Supplied data:
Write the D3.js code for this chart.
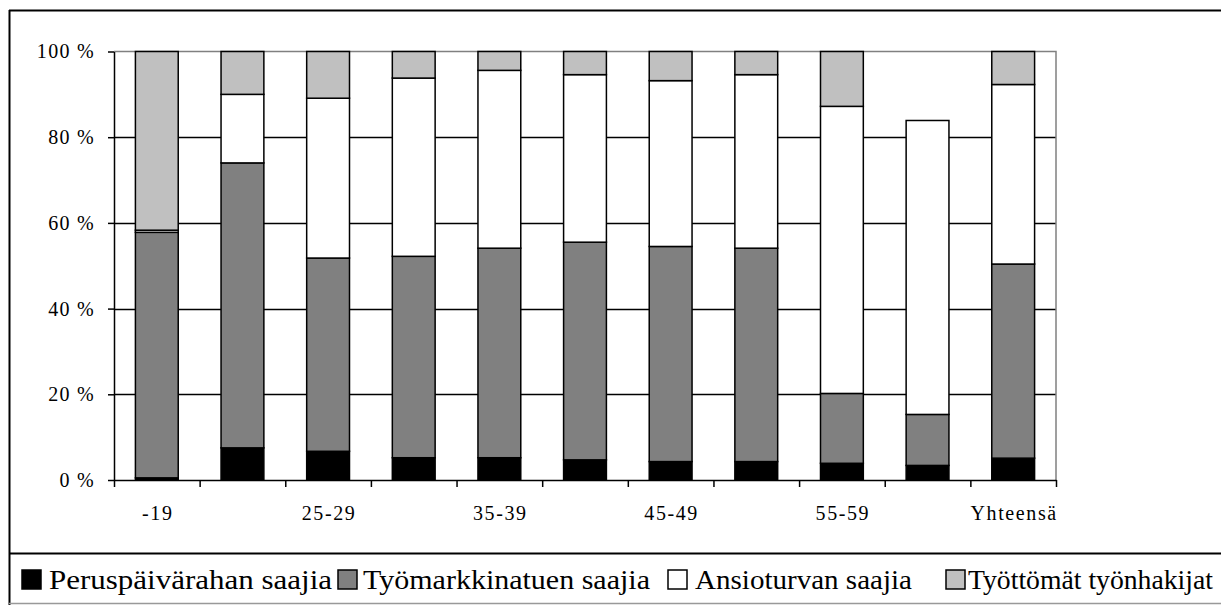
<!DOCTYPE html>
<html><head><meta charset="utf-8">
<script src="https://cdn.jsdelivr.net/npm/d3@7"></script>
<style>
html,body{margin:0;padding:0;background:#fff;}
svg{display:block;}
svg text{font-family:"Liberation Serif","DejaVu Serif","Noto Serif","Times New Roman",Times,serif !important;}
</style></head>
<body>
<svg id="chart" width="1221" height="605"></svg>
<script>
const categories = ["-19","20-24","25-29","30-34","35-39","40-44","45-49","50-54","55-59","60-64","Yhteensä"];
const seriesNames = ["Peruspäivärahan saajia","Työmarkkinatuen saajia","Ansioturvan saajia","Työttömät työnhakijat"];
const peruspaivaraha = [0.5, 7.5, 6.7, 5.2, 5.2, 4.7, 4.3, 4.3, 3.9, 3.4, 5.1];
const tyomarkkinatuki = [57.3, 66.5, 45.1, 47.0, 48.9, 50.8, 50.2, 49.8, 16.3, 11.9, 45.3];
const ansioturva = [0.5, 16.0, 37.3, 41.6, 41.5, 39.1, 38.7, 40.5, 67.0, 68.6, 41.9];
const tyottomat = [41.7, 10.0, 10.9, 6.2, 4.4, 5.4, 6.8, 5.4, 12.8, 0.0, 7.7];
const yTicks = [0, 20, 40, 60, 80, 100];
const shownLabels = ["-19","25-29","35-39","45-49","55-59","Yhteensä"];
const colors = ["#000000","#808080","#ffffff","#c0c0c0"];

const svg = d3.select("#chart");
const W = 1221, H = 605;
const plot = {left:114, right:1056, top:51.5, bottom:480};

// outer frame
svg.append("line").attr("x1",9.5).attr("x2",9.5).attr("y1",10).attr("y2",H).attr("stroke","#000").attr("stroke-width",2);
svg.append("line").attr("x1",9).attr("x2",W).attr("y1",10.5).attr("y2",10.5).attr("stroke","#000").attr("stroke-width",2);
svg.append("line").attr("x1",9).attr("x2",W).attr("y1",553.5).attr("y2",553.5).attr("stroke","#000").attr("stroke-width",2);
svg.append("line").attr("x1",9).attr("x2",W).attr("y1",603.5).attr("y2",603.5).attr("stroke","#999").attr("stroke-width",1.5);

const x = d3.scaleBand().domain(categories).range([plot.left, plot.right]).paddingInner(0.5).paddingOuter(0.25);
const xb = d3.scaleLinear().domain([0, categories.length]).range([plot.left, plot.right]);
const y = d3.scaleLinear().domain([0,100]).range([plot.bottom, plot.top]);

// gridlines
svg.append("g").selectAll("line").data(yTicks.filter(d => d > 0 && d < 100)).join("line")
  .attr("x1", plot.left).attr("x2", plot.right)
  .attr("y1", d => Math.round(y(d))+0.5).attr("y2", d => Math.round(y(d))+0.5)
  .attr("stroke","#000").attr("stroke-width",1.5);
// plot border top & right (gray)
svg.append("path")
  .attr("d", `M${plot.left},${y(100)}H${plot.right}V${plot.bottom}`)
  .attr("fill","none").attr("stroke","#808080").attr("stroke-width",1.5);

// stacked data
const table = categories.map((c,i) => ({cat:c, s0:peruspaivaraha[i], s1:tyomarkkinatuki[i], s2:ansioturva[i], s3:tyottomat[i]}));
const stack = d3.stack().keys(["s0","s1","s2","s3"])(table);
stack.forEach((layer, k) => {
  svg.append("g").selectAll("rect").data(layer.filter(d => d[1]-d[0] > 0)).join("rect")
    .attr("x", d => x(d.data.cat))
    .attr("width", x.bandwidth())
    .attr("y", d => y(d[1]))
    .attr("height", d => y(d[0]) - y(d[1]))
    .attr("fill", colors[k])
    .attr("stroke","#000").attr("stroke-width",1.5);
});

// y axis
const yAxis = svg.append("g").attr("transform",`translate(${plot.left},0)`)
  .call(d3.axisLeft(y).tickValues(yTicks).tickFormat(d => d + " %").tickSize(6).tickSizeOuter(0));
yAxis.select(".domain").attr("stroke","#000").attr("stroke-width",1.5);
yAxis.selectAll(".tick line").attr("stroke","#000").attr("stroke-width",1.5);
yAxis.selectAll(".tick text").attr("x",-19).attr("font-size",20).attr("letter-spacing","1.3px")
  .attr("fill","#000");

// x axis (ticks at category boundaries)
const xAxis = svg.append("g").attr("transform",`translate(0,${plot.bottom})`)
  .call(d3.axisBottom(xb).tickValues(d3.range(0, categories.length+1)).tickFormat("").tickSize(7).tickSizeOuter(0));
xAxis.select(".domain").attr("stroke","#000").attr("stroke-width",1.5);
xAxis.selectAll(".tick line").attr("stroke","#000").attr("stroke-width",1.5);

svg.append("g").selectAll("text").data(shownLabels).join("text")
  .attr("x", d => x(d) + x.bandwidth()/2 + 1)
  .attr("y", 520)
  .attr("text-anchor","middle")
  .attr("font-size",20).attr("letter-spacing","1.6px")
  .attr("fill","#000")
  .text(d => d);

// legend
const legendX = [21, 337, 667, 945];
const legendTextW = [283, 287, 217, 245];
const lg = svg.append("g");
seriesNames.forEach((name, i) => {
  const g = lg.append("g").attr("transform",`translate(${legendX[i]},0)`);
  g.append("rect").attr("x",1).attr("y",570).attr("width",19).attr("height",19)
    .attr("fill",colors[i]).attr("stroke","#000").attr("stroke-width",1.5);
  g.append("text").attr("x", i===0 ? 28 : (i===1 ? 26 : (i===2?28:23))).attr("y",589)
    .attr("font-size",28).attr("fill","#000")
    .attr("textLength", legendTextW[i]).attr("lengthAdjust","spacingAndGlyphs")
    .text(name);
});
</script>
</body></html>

Problem to solve: In your copy, leave out the pictures and reproduce the material above exactly.

The response:
Write the D3.js code for this chart.
<!DOCTYPE html>
<html><head><meta charset="utf-8">
<script src="https://cdn.jsdelivr.net/npm/d3@7"></script>
<style>
html,body{margin:0;padding:0;background:#fff;}
svg{display:block;}
svg text{font-family:"Liberation Serif","DejaVu Serif","Noto Serif","Times New Roman",Times,serif !important;}
</style></head>
<body>
<svg id="chart" width="1221" height="605"></svg>
<script>
const categories = ["-19","20-24","25-29","30-34","35-39","40-44","45-49","50-54","55-59","60-64","Yhteensä"];
const seriesNames = ["Peruspäivärahan saajia","Työmarkkinatuen saajia","Ansioturvan saajia","Työttömät työnhakijat"];
const peruspaivaraha = [0.5, 7.5, 6.7, 5.2, 5.2, 4.7, 4.3, 4.3, 3.9, 3.4, 5.1];
const tyomarkkinatuki = [57.3, 66.5, 45.1, 47.0, 48.9, 50.8, 50.2, 49.8, 16.3, 11.9, 45.3];
const ansioturva = [0.5, 16.0, 37.3, 41.6, 41.5, 39.1, 38.7, 40.5, 67.0, 68.6, 41.9];
const tyottomat = [41.7, 10.0, 10.9, 6.2, 4.4, 5.4, 6.8, 5.4, 12.8, 0.0, 7.7];
const yTicks = [0, 20, 40, 60, 80, 100];
const shownLabels = ["-19","25-29","35-39","45-49","55-59","Yhteensä"];
const colors = ["#000000","#808080","#ffffff","#c0c0c0"];

const svg = d3.select("#chart");
const W = 1221, H = 605;
const plot = {left:114, right:1056, top:51.5, bottom:480};

// outer frame
svg.append("line").attr("x1",9.5).attr("x2",9.5).attr("y1",10).attr("y2",H).attr("stroke","#000").attr("stroke-width",2);
svg.append("line").attr("x1",9).attr("x2",W).attr("y1",10.5).attr("y2",10.5).attr("stroke","#000").attr("stroke-width",2);
svg.append("line").attr("x1",9).attr("x2",W).attr("y1",553.5).attr("y2",553.5).attr("stroke","#000").attr("stroke-width",2);
svg.append("line").attr("x1",9).attr("x2",W).attr("y1",603.5).attr("y2",603.5).attr("stroke","#999").attr("stroke-width",1.5);

const x = d3.scaleBand().domain(categories).range([plot.left, plot.right]).paddingInner(0.5).paddingOuter(0.25);
const xb = d3.scaleLinear().domain([0, categories.length]).range([plot.left, plot.right]);
const y = d3.scaleLinear().domain([0,100]).range([plot.bottom, plot.top]);

// gridlines
svg.append("g").selectAll("line").data(yTicks.filter(d => d > 0 && d < 100)).join("line")
  .attr("x1", plot.left).attr("x2", plot.right)
  .attr("y1", d => Math.round(y(d))+0.5).attr("y2", d => Math.round(y(d))+0.5)
  .attr("stroke","#000").attr("stroke-width",1.5);
// plot border top & right (gray)
svg.append("path")
  .attr("d", `M${plot.left},${y(100)}H${plot.right}V${plot.bottom}`)
  .attr("fill","none").attr("stroke","#808080").attr("stroke-width",1.5);

// stacked data
const table = categories.map((c,i) => ({cat:c, s0:peruspaivaraha[i], s1:tyomarkkinatuki[i], s2:ansioturva[i], s3:tyottomat[i]}));
const stack = d3.stack().keys(["s0","s1","s2","s3"])(table);
stack.forEach((layer, k) => {
  svg.append("g").selectAll("rect").data(layer.filter(d => d[1]-d[0] > 0)).join("rect")
    .attr("x", d => x(d.data.cat))
    .attr("width", x.bandwidth())
    .attr("y", d => y(d[1]))
    .attr("height", d => y(d[0]) - y(d[1]))
    .attr("fill", colors[k])
    .attr("stroke","#000").attr("stroke-width",1.5);
});

// y axis
const yAxis = svg.append("g").attr("transform",`translate(${plot.left},0)`)
  .call(d3.axisLeft(y).tickValues(yTicks).tickFormat(d => d + " %").tickSize(6).tickSizeOuter(0));
yAxis.select(".domain").attr("stroke","#000").attr("stroke-width",1.5);
yAxis.selectAll(".tick line").attr("stroke","#000").attr("stroke-width",1.5);
yAxis.selectAll(".tick text").attr("x",-19).attr("font-size",20).attr("letter-spacing","1.3px")
  .attr("fill","#000");

// x axis (ticks at category boundaries)
const xAxis = svg.append("g").attr("transform",`translate(0,${plot.bottom})`)
  .call(d3.axisBottom(xb).tickValues(d3.range(0, categories.length+1)).tickFormat("").tickSize(7).tickSizeOuter(0));
xAxis.select(".domain").attr("stroke","#000").attr("stroke-width",1.5);
xAxis.selectAll(".tick line").attr("stroke","#000").attr("stroke-width",1.5);

svg.append("g").selectAll("text").data(shownLabels).join("text")
  .attr("x", d => x(d) + x.bandwidth()/2 + 1)
  .attr("y", 520)
  .attr("text-anchor","middle")
  .attr("font-size",20).attr("letter-spacing","1.6px")
  .attr("fill","#000")
  .text(d => d);

// legend
const legendX = [21, 337, 667, 945];
const legendTextW = [283, 287, 217, 245];
const lg = svg.append("g");
seriesNames.forEach((name, i) => {
  const g = lg.append("g").attr("transform",`translate(${legendX[i]},0)`);
  g.append("rect").attr("x",1).attr("y",570).attr("width",19).attr("height",19)
    .attr("fill",colors[i]).attr("stroke","#000").attr("stroke-width",1.5);
  g.append("text").attr("x", i===0 ? 28 : (i===1 ? 26 : (i===2?28:23))).attr("y",589)
    .attr("font-size",28).attr("fill","#000")
    .attr("textLength", legendTextW[i]).attr("lengthAdjust","spacingAndGlyphs")
    .text(name);
});
</script>
</body></html>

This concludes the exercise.